» **WHAT YOU ARE ASKED TO DO**: The records below are to be copied word for word, with every picture left out.

» **Entries with chart source code**:
* begin *

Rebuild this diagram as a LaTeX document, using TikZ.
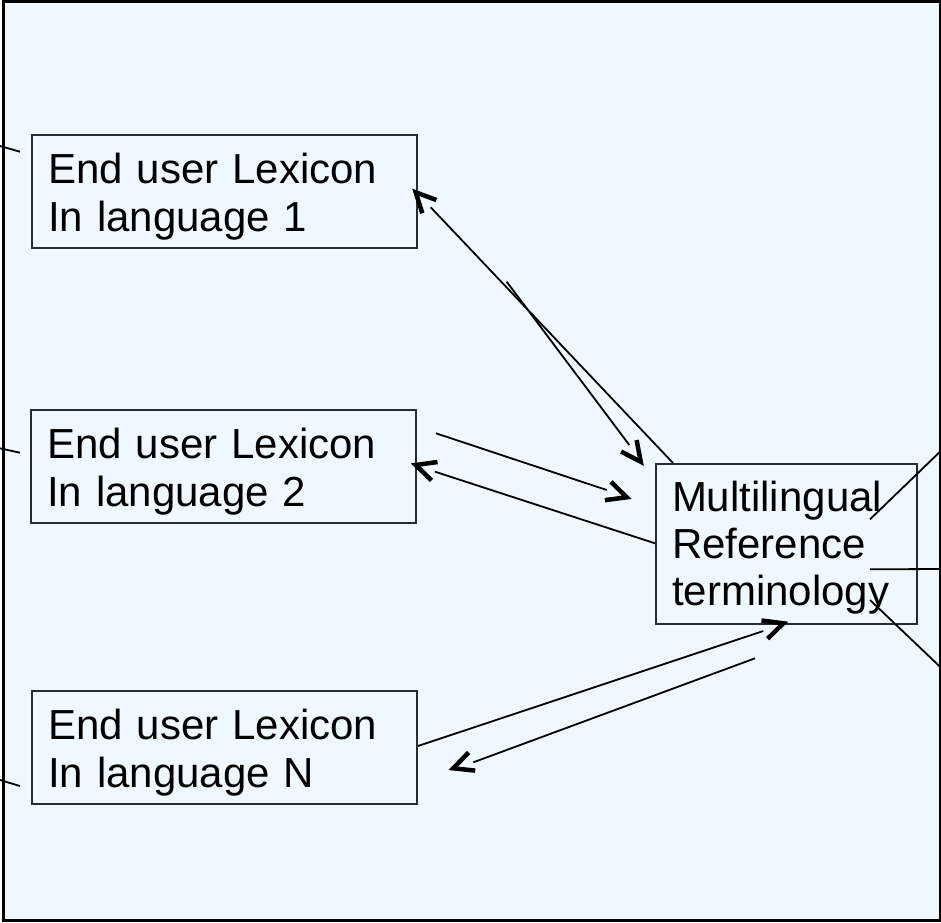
\documentclass[tikz,border=0pt]{standalone}
\usepackage{fontspec}
\setmainfont{Liberation Sans}
\usetikzlibrary{calc}
\definecolor{paper}{RGB}{240,248,255}
\definecolor{edge}{RGB}{38,44,48}
\tikzset{
  termbox/.style={draw=edge, line width=2pt, anchor=north west, inner xsep=16pt,
    inner ysep=0pt, align=left, font=\fontsize{42}{47.4}\selectfont, text=black},
  lexbox/.style={termbox, text width=353pt, text height=48.7pt, text depth=64.3pt},
  refbox/.style={termbox, text width=229pt, text height=47pt, text depth=113pt},
  link/.style={draw=black, line width=1.8pt},
  barb/.style={draw=black, line width=4.5pt, line cap=butt, line join=miter},
}
% open arrow head whose shaft stops short of the tip
\newcommand\openhead[2]{%
  \draw[barb] ($(#1)!22pt!26:(#2)$) -- (#1) -- ($(#1)!22pt!-26:(#2)$);}
\begin{document}
\begin{tikzpicture}[x=1pt, y=-1pt]
  \useasboundingbox (0,0) rectangle (941,922);
  \fill[white] (0,0) rectangle (941,922);
  \draw[line width=3pt, fill=paper] (3.5,1.5) rectangle (940,920.5);

  % lexicons and the reference terminology
  \node[lexbox] (lex1) at (31,134) {End user Lexicon\\In language 1};
  \node[lexbox] (lex2) at (30,409) {End user Lexicon\\In language 2};
  \node[lexbox] (lexN) at (31,690) {End user Lexicon\\In language N};
  \node[refbox] (ref) at (655,463) {Multilingual\\Reference\\terminology};

  % end points of the exchange arrows
  \coordinate (aTail) at ($(ref.north west)+(18,0)$);
  \coordinate (aEnd)  at (430.7,207.3);
  \coordinate (aTip)  at (415.7,192.3);
  \coordinate (bTail) at (506.7,281.7);
  \coordinate (bEnd)  at (629.3,445);
  \coordinate (bTip)  at (640.7,461.7);
  \coordinate (cTail) at (436,433.3);
  \coordinate (cEnd)  at (606.7,490);
  \coordinate (cTip)  at (626.7,497.3);
  \coordinate (dTail) at ($(ref.north west)+(0,80.3)$);
  \coordinate (dEnd)  at (435,471.7);
  \coordinate (dTip)  at (415.7,465);
  \coordinate (eTail) at ($(lexN.north east)+(0,56)$);
  \coordinate (eEnd)  at (763.3,631);
  \coordinate (eTip)  at (783.3,623.3);
  \coordinate (fTail) at (755,658.3);
  \coordinate (fEnd)  at (473.3,762.3);
  \coordinate (fTip)  at (453.3,768.3);

  \draw[link] (aTail) -- (aEnd); \openhead{aTip}{aTail}
  \draw[link] (bTail) -- (bEnd); \openhead{bTip}{bTail}
  \draw[link] (cTail) -- (cEnd); \openhead{cTip}{cTail}
  \draw[link] (dTail) -- (dEnd); \openhead{dTip}{dTail}
  \draw[link] (eTail) -- (eEnd); \openhead{eTip}{eTail}
  \draw[link] (fTail) -- (fEnd); \openhead{fTip}{fTail}

  % lines leaving the reference terminology to the right
  \coordinate (gIn)  at (870,519.3);  \coordinate (gOut) at (940,451.7);
  \coordinate (hIn)  at (870,569.3);  \coordinate (hOut) at (940,569);
  \coordinate (iIn)  at (870,600);    \coordinate (iOut) at (940,666.7);
  \draw[link] (gIn) -- (gOut);
  \draw[link] (hIn) -- (hOut);
  \draw[link] (iIn) -- (iOut);

  % lines reaching each lexicon from the left
  \coordinate (l1Out) at (0,146);   \coordinate (l1In) at (20,151.7);
  \coordinate (l2Out) at (0,448.3); \coordinate (l2In) at (20,452.7);
  \coordinate (l3Out) at (0,780);   \coordinate (l3In) at (20,786);
  \draw[link] (l1Out) -- (l1In);
  \draw[link] (l2Out) -- (l2In);
  \draw[link] (l3Out) -- (l3In);
\end{tikzpicture}
\end{document}
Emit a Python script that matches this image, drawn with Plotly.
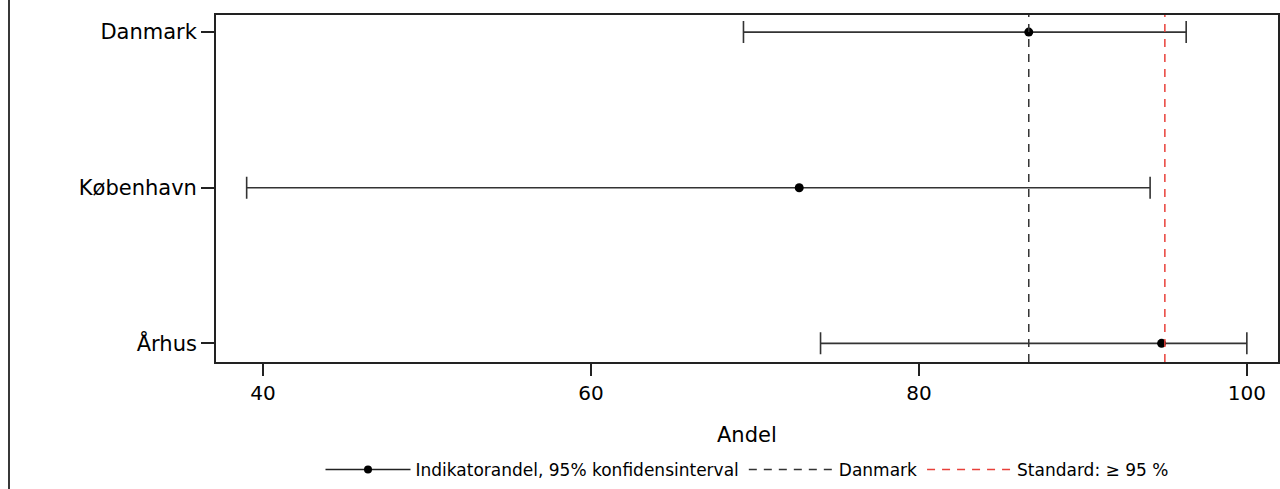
import plotly.graph_objects as go

categories = ["Danmark", "København", "Århus"]
andel = [86.7, 72.7, 94.8]
lower = [69.3, 39.0, 74.0]
upper = [96.3, 94.1, 100.0]
danmark_ref = 86.7
standard = 95.0
x_ticks = [40, 60, 80, 100]
x_title = "Andel"

n = len(categories)
ypos = [n - 1 - i for i in range(n)]
y_range = [-0.12, n - 1 + 0.11]

FONT = "DejaVu Sans"
DASH = "8px,7px"
fig = go.Figure()

fig.add_trace(go.Scatter(
    x=andel, y=ypos, mode="markers",
    marker=dict(color="black", size=9),
    error_x=dict(type="data", symmetric=False,
                 array=[u - a for u, a in zip(upper, andel)],
                 arrayminus=[a - l for a, l in zip(andel, lower)],
                 color="#333333", thickness=1.6, width=11),
    showlegend=False, hoverinfo="skip"))

fig.add_trace(go.Scatter(
    x=[danmark_ref, danmark_ref], y=y_range, mode="lines",
    line=dict(color="#333333", width=1.5, dash=DASH),
    showlegend=False, hoverinfo="skip"))
fig.add_trace(go.Scatter(
    x=[standard, standard], y=y_range, mode="lines",
    line=dict(color="#e8403a", width=1.5, dash=DASH),
    showlegend=False, hoverinfo="skip"))

# legend entries
fig.add_trace(go.Scatter(x=[None], y=[None], mode="lines+markers",
                         name="Indikatorandel, 95% konfidensinterval",
                         line=dict(color="#222222", width=1.5),
                         marker=dict(color="black", size=8)))
fig.add_trace(go.Scatter(x=[None], y=[None], mode="lines", name="Danmark",
                         line=dict(color="#333333", width=1.5, dash=DASH)))
fig.add_trace(go.Scatter(x=[None], y=[None], mode="lines", name="Standard: ≥ 95 %",
                         line=dict(color="#e8403a", width=1.5, dash=DASH)))

fig.update_layout(
    width=1280, height=489,
    margin=dict(l=216, r=2, t=15, b=127, autoexpand=False),
    paper_bgcolor="white", plot_bgcolor="white",
    font=dict(family=FONT, color="black", size=20),
    xaxis=dict(range=[37.13, 101.9], tickvals=x_ticks, ticks="outside",
               ticklen=12, tickwidth=1.6, tickcolor="#222222",
               showgrid=False, zeroline=False, automargin=False,
               showline=True, linecolor="#222222", linewidth=1.8, mirror=True,
               tickfont=dict(size=20, family=FONT)),
    yaxis=dict(range=y_range, tickvals=ypos, ticktext=categories, ticks="outside",
               ticklen=13, tickwidth=1.6, tickcolor="#222222",
               showgrid=False, zeroline=False, automargin=False,
               showline=True, linecolor="#222222", linewidth=1.8, mirror=True,
               tickfont=dict(size=21, family=FONT)),
    legend=dict(orientation="h", x=0.5, xanchor="center", y=-0.311, yanchor="middle",
                font=dict(size=17, family=FONT), itemwidth=85,
                bgcolor="rgba(0,0,0,0)"),
    annotations=[dict(text=x_title, xref="paper", yref="paper", x=0.5, y=-0.21,
                      xanchor="center", yanchor="middle", showarrow=False,
                      font=dict(size=21, family=FONT, color="black"))],
    shapes=[dict(type="line", xref="paper", yref="paper",
                 x0=(9 - 216) / 1062, x1=(9 - 216) / 1062, y0=-0.4, y1=1.1,
                 line=dict(color="#222222", width=1.8))],
)

fig.write_html("out.html")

* end *

» **RESULT FOR THIS TASK**:
Rebuild this diagram as a LaTeX document, using TikZ.
\documentclass[tikz,border=0pt]{standalone}
\usepackage{fontspec}
\setmainfont{Liberation Sans}
\usetikzlibrary{calc}
\definecolor{paper}{RGB}{240,248,255}
\definecolor{edge}{RGB}{38,44,48}
\tikzset{
  termbox/.style={draw=edge, line width=2pt, anchor=north west, inner xsep=16pt,
    inner ysep=0pt, align=left, font=\fontsize{42}{47.4}\selectfont, text=black},
  lexbox/.style={termbox, text width=353pt, text height=48.7pt, text depth=64.3pt},
  refbox/.style={termbox, text width=229pt, text height=47pt, text depth=113pt},
  link/.style={draw=black, line width=1.8pt},
  barb/.style={draw=black, line width=4.5pt, line cap=butt, line join=miter},
}
% open arrow head whose shaft stops short of the tip
\newcommand\openhead[2]{%
  \draw[barb] ($(#1)!22pt!26:(#2)$) -- (#1) -- ($(#1)!22pt!-26:(#2)$);}
\begin{document}
\begin{tikzpicture}[x=1pt, y=-1pt]
  \useasboundingbox (0,0) rectangle (941,922);
  \fill[white] (0,0) rectangle (941,922);
  \draw[line width=3pt, fill=paper] (3.5,1.5) rectangle (940,920.5);

  % lexicons and the reference terminology
  \node[lexbox] (lex1) at (31,134) {End user Lexicon\\In language 1};
  \node[lexbox] (lex2) at (30,409) {End user Lexicon\\In language 2};
  \node[lexbox] (lexN) at (31,690) {End user Lexicon\\In language N};
  \node[refbox] (ref) at (655,463) {Multilingual\\Reference\\terminology};

  % end points of the exchange arrows
  \coordinate (aTail) at ($(ref.north west)+(18,0)$);
  \coordinate (aEnd)  at (430.7,207.3);
  \coordinate (aTip)  at (415.7,192.3);
  \coordinate (bTail) at (506.7,281.7);
  \coordinate (bEnd)  at (629.3,445);
  \coordinate (bTip)  at (640.7,461.7);
  \coordinate (cTail) at (436,433.3);
  \coordinate (cEnd)  at (606.7,490);
  \coordinate (cTip)  at (626.7,497.3);
  \coordinate (dTail) at ($(ref.north west)+(0,80.3)$);
  \coordinate (dEnd)  at (435,471.7);
  \coordinate (dTip)  at (415.7,465);
  \coordinate (eTail) at ($(lexN.north east)+(0,56)$);
  \coordinate (eEnd)  at (763.3,631);
  \coordinate (eTip)  at (783.3,623.3);
  \coordinate (fTail) at (755,658.3);
  \coordinate (fEnd)  at (473.3,762.3);
  \coordinate (fTip)  at (453.3,768.3);

  \draw[link] (aTail) -- (aEnd); \openhead{aTip}{aTail}
  \draw[link] (bTail) -- (bEnd); \openhead{bTip}{bTail}
  \draw[link] (cTail) -- (cEnd); \openhead{cTip}{cTail}
  \draw[link] (dTail) -- (dEnd); \openhead{dTip}{dTail}
  \draw[link] (eTail) -- (eEnd); \openhead{eTip}{eTail}
  \draw[link] (fTail) -- (fEnd); \openhead{fTip}{fTail}

  % lines leaving the reference terminology to the right
  \coordinate (gIn)  at (870,519.3);  \coordinate (gOut) at (940,451.7);
  \coordinate (hIn)  at (870,569.3);  \coordinate (hOut) at (940,569);
  \coordinate (iIn)  at (870,600);    \coordinate (iOut) at (940,666.7);
  \draw[link] (gIn) -- (gOut);
  \draw[link] (hIn) -- (hOut);
  \draw[link] (iIn) -- (iOut);

  % lines reaching each lexicon from the left
  \coordinate (l1Out) at (0,146);   \coordinate (l1In) at (20,151.7);
  \coordinate (l2Out) at (0,448.3); \coordinate (l2In) at (20,452.7);
  \coordinate (l3Out) at (0,780);   \coordinate (l3In) at (20,786);
  \draw[link] (l1Out) -- (l1In);
  \draw[link] (l2Out) -- (l2In);
  \draw[link] (l3Out) -- (l3In);
\end{tikzpicture}
\end{document}
Emit a Python script that matches this image, drawn with Plotly.
import plotly.graph_objects as go

categories = ["Danmark", "København", "Århus"]
andel = [86.7, 72.7, 94.8]
lower = [69.3, 39.0, 74.0]
upper = [96.3, 94.1, 100.0]
danmark_ref = 86.7
standard = 95.0
x_ticks = [40, 60, 80, 100]
x_title = "Andel"

n = len(categories)
ypos = [n - 1 - i for i in range(n)]
y_range = [-0.12, n - 1 + 0.11]

FONT = "DejaVu Sans"
DASH = "8px,7px"
fig = go.Figure()

fig.add_trace(go.Scatter(
    x=andel, y=ypos, mode="markers",
    marker=dict(color="black", size=9),
    error_x=dict(type="data", symmetric=False,
                 array=[u - a for u, a in zip(upper, andel)],
                 arrayminus=[a - l for a, l in zip(andel, lower)],
                 color="#333333", thickness=1.6, width=11),
    showlegend=False, hoverinfo="skip"))

fig.add_trace(go.Scatter(
    x=[danmark_ref, danmark_ref], y=y_range, mode="lines",
    line=dict(color="#333333", width=1.5, dash=DASH),
    showlegend=False, hoverinfo="skip"))
fig.add_trace(go.Scatter(
    x=[standard, standard], y=y_range, mode="lines",
    line=dict(color="#e8403a", width=1.5, dash=DASH),
    showlegend=False, hoverinfo="skip"))

# legend entries
fig.add_trace(go.Scatter(x=[None], y=[None], mode="lines+markers",
                         name="Indikatorandel, 95% konfidensinterval",
                         line=dict(color="#222222", width=1.5),
                         marker=dict(color="black", size=8)))
fig.add_trace(go.Scatter(x=[None], y=[None], mode="lines", name="Danmark",
                         line=dict(color="#333333", width=1.5, dash=DASH)))
fig.add_trace(go.Scatter(x=[None], y=[None], mode="lines", name="Standard: ≥ 95 %",
                         line=dict(color="#e8403a", width=1.5, dash=DASH)))

fig.update_layout(
    width=1280, height=489,
    margin=dict(l=216, r=2, t=15, b=127, autoexpand=False),
    paper_bgcolor="white", plot_bgcolor="white",
    font=dict(family=FONT, color="black", size=20),
    xaxis=dict(range=[37.13, 101.9], tickvals=x_ticks, ticks="outside",
               ticklen=12, tickwidth=1.6, tickcolor="#222222",
               showgrid=False, zeroline=False, automargin=False,
               showline=True, linecolor="#222222", linewidth=1.8, mirror=True,
               tickfont=dict(size=20, family=FONT)),
    yaxis=dict(range=y_range, tickvals=ypos, ticktext=categories, ticks="outside",
               ticklen=13, tickwidth=1.6, tickcolor="#222222",
               showgrid=False, zeroline=False, automargin=False,
               showline=True, linecolor="#222222", linewidth=1.8, mirror=True,
               tickfont=dict(size=21, family=FONT)),
    legend=dict(orientation="h", x=0.5, xanchor="center", y=-0.311, yanchor="middle",
                font=dict(size=17, family=FONT), itemwidth=85,
                bgcolor="rgba(0,0,0,0)"),
    annotations=[dict(text=x_title, xref="paper", yref="paper", x=0.5, y=-0.21,
                      xanchor="center", yanchor="middle", showarrow=False,
                      font=dict(size=21, family=FONT, color="black"))],
    shapes=[dict(type="line", xref="paper", yref="paper",
                 x0=(9 - 216) / 1062, x1=(9 - 216) / 1062, y0=-0.4, y1=1.1,
                 line=dict(color="#222222", width=1.8))],
)

fig.write_html("out.html")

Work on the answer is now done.